The novel’s prologue however features a night-time break-in by an unnamed assassin who ends up dead at the hands of his intended victim. Who turns out to be Roland Jund, Drew Cady’s former boss at the FBI. While the dead assassin turns out to be another FBI agent, with whose wife Jund was having an affair. And in no time Cady, out of allegiance for Jund, is plunged into a secret intelligence affair that stretches back to the Cold War era.

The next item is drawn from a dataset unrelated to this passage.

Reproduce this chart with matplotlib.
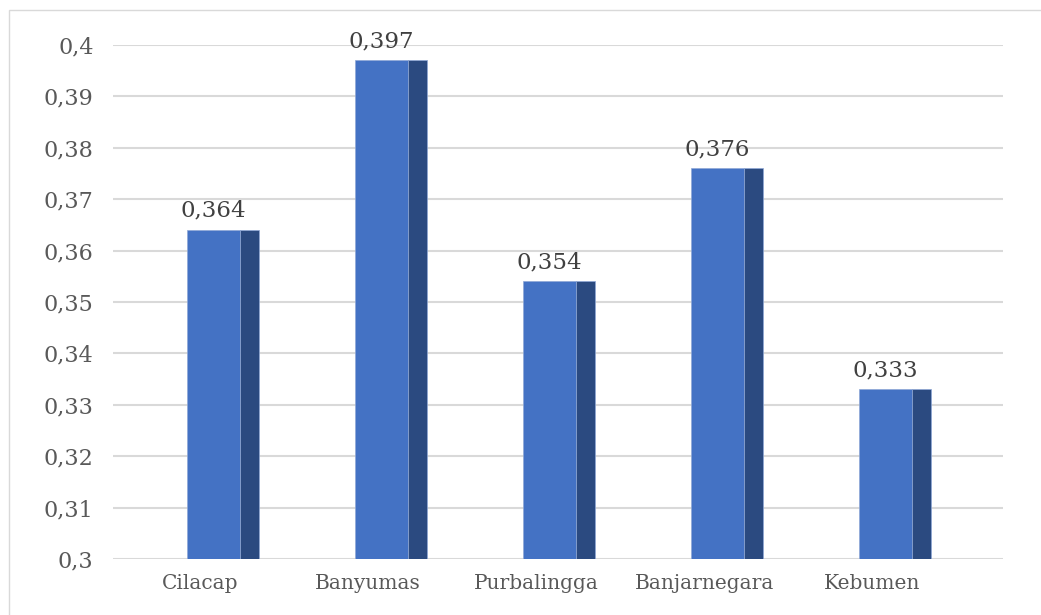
import matplotlib.pyplot as plt
from matplotlib.patches import Rectangle

categories = ["Cilacap", "Banyumas", "Purbalingga", "Banjarnegara", "Kebumen"]
values = [0.364, 0.397, 0.354, 0.376, 0.333]
yticks = [0.30, 0.31, 0.32, 0.33, 0.34, 0.35, 0.36, 0.37, 0.38, 0.39, 0.40]

front_color = "#4472C4"
side_color = "#2B4A80"
grid_color = "#D9D9D9"
text_color = "#595959"
base = 0.3

plt.rcParams["font.family"] = ["DejaVu Serif"]

fig = plt.figure(figsize=(10.41, 6.15), dpi=100)
fig.patches.append(Rectangle((9 / 1041, -0.1), 1.2, 1.1 - 10 / 615,
                             transform=fig.transFigure, fill=False,
                             edgecolor="#D9D9D9", linewidth=1.0))

ax = fig.add_axes([113 / 1041, 1 - 559 / 615, 890 / 1041, 514 / 615])

x = list(range(len(categories)))
heights = [v - base for v in values]

# front face and darker side face to fake the 3D column look
ax.bar([i + 0.08 for i in x], heights, bottom=base, width=0.315,
       color=front_color, edgecolor="#8FA8D6", linewidth=0.5, zorder=3)
ax.bar([i + 0.295 for i in x], heights, bottom=base, width=0.113,
       color=side_color, edgecolor="#8FA8D6", linewidth=0.5, zorder=3)

for i, v in zip(x, values):
    ax.annotate(f"{v:.3f}".replace(".", ","), (i + 0.08, v),
                xytext=(0, 6), textcoords="offset points",
                ha="center", va="bottom", fontsize=16.5,
                color="#404040", clip_on=False, zorder=4)

ax.set_xlim(-0.52, 4.78)
ax.set_ylim(0.3, 0.4)
ax.set_yticks(yticks)
ax.set_yticklabels([f"{t:.2f}".rstrip("0").replace(".", ",") for t in yticks],
                   fontsize=16, color=text_color)
ax.set_xticks(x)
ax.set_xticklabels(categories, fontsize=14.5, color=text_color)
ax.tick_params(axis="both", length=0)
ax.tick_params(axis="y", pad=14)
ax.tick_params(axis="x", pad=11)

ax.grid(axis="y", color=grid_color, linewidth=1.5, zorder=0)
ax.set_axisbelow(True)
for s in ax.spines.values():
    s.set_visible(False)

fig.savefig("out.png", dpi=100)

Jeffrey B. Burton has woven these twin plots, the investigation of a series of sadistic serial killings and of a spy ring featuring senior FBI and CIA operatives, into a gripping thriller. But the two strands remain essentially unrelated, tied together only by hard-working, much-travelled Cady’s efforts in both. Crime never stops and neither do crime-fighters, but I felt that either plot could have merited a full novel. Both in fact contain enough elements and characters to populate a fully-fledged mystery story.

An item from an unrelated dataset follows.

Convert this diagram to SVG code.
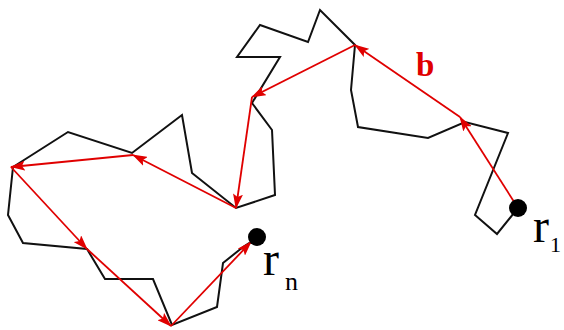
<svg xmlns="http://www.w3.org/2000/svg" width="564" height="330" viewBox="0 0 564 330">
<defs>
<style>
.chain{fill:none;stroke:#111;stroke-width:2;stroke-linejoin:miter}
.bond{fill:none;stroke:#e00000;stroke-width:1.8;marker-end:url(#ah)}
.lbl{font-family:"Liberation Serif","Times New Roman",serif;fill:#000}
</style>
<marker id="ah" viewBox="0 0 15 10" refX="14" refY="5" markerWidth="15" markerHeight="10" markerUnits="userSpaceOnUse" orient="auto">
<path d="M0,0 L15,5 L0,10 L3,5 z" fill="#e00000"/>
</marker>
</defs>
<g id="chain">
<polyline class="chain" points="518,208 497,234 475,215 508,133 465,122 428,138 358,127 351,90 355,45 320,10 308,42 260,25 237,57 280,57 252,103 272,130 275,195 236,208 192,173 182,115 132,153 68,132 13,167 8,215 23,243 87,249 105,279 153,279 172,325 217,307 223,263 243,247 257,238"/>
</g>
<g id="connectors">
<line class="bond" x1="518" y1="208" x2="460" y2="117"/>
<line class="bond" x1="460" y1="117" x2="355" y2="45"/>
<line class="bond" x1="355" y1="45" x2="252" y2="97"/>
<line class="bond" x1="252" y1="97" x2="236" y2="208"/>
<line class="bond" x1="236" y1="208" x2="133" y2="155"/>
<line class="bond" x1="133" y1="155" x2="11" y2="167"/>
<line class="bond" x1="11" y1="167" x2="87" y2="249"/>
<line class="bond" x1="87" y1="249" x2="171" y2="326"/>
<line class="bond" x1="171" y1="326" x2="251" y2="242"/>
</g>
<g id="r1">
<circle cx="518" cy="208" r="9" fill="#000"/>
<text class="lbl" x="533" y="242" font-size="48">r</text>
<text class="lbl" x="550" y="252" font-size="22">1</text>
</g>
<g id="rn">
<circle cx="257" cy="237" r="9" fill="#000"/>
<text class="lbl" x="263" y="275" font-size="48">r</text>
<text class="lbl" x="285" y="290" font-size="26">n</text>
</g>
<g id="b">
<text x="416" y="76" font-family="Liberation Serif,serif" font-weight="bold" font-size="33" fill="#e00000">b</text>
</g>
</svg>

Burton does a fine job  of juggling timelines and narrative pace but the fact that one of the two investigations is successfully cleared by roughly the middle of the novel I found an anticlimax. For no other reason that I felt the story was interesting enough – and Burton clearly a crime writer with enough ability – to stand alone as a gripping serial-killer novel.

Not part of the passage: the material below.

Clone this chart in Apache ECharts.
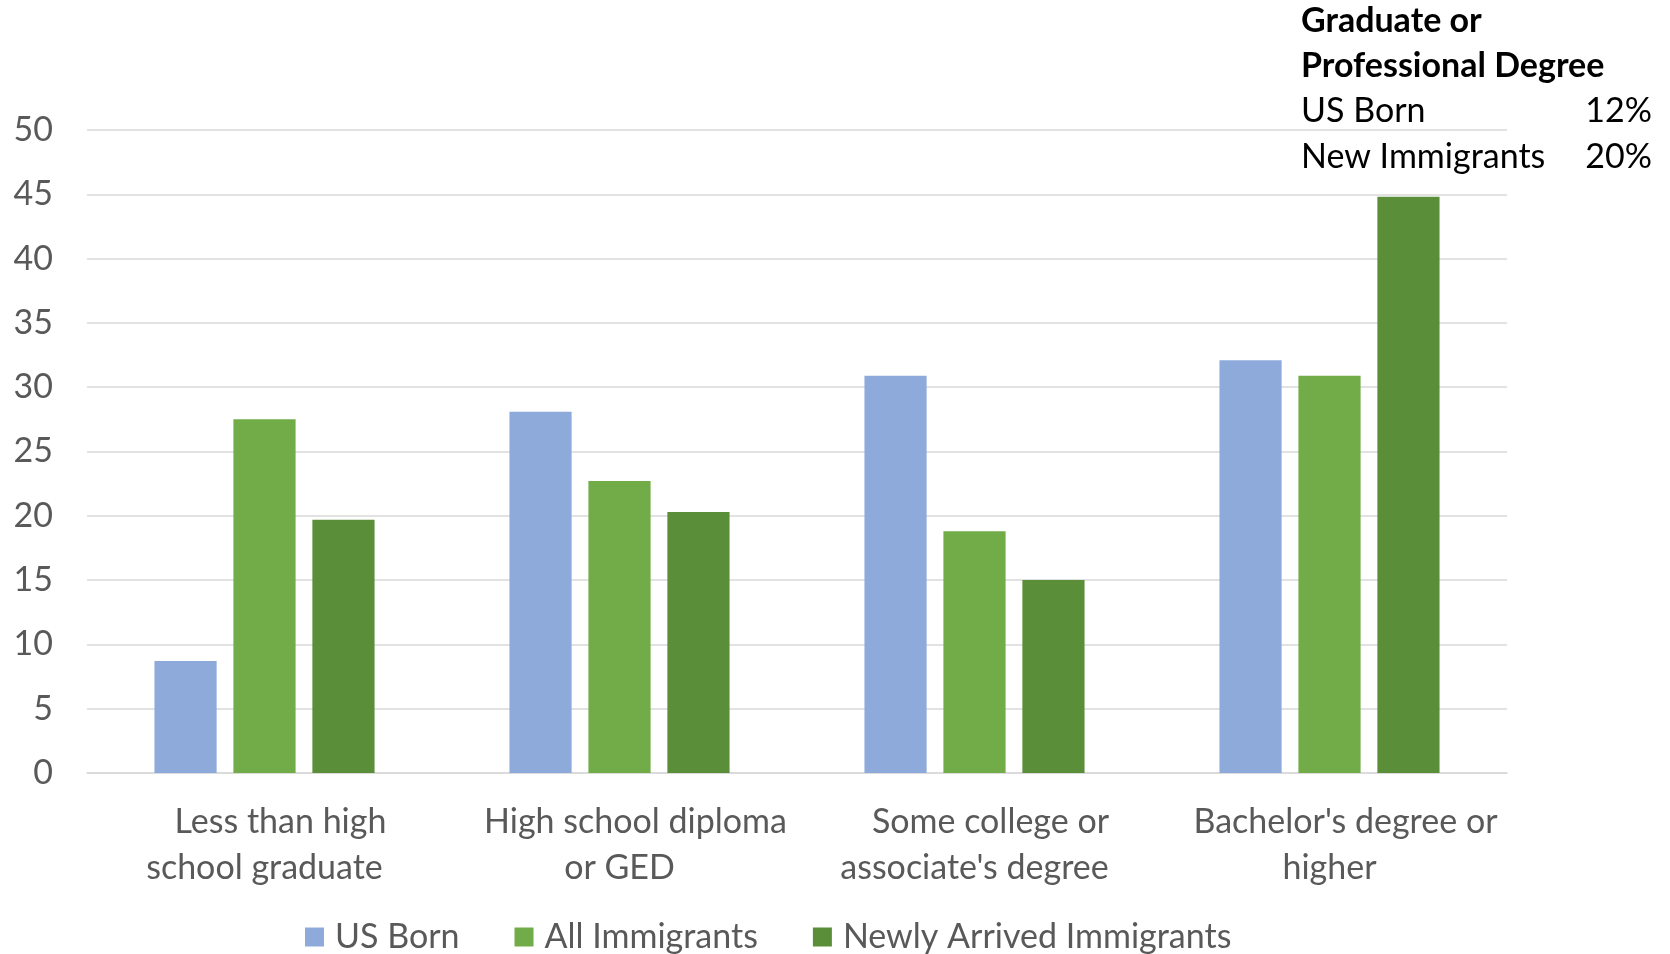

The fact remains that Drew Cady is an engaging character with a fine investigative nose. He’s far from the unwavering, bureaucratised FBI detectives often depicted elsewhere, and though he does eventually come out literally with guns blazing in a Western-style shoot-out (Burton liked to read Louis L’Amour as a kid…), he’s not shy of showing his softer side, as loyal colleague and compassionate man of the law. Even when Cady or other characters slip into acronym-happy FBI talk or act out a bit of standard-issue cop behaviour, there’s plenty to like in Burton’s main characters. As well as plenty of convincing investigative details, and certainly plenty of pace and tension in the narrative, enough in fact for more than one novel!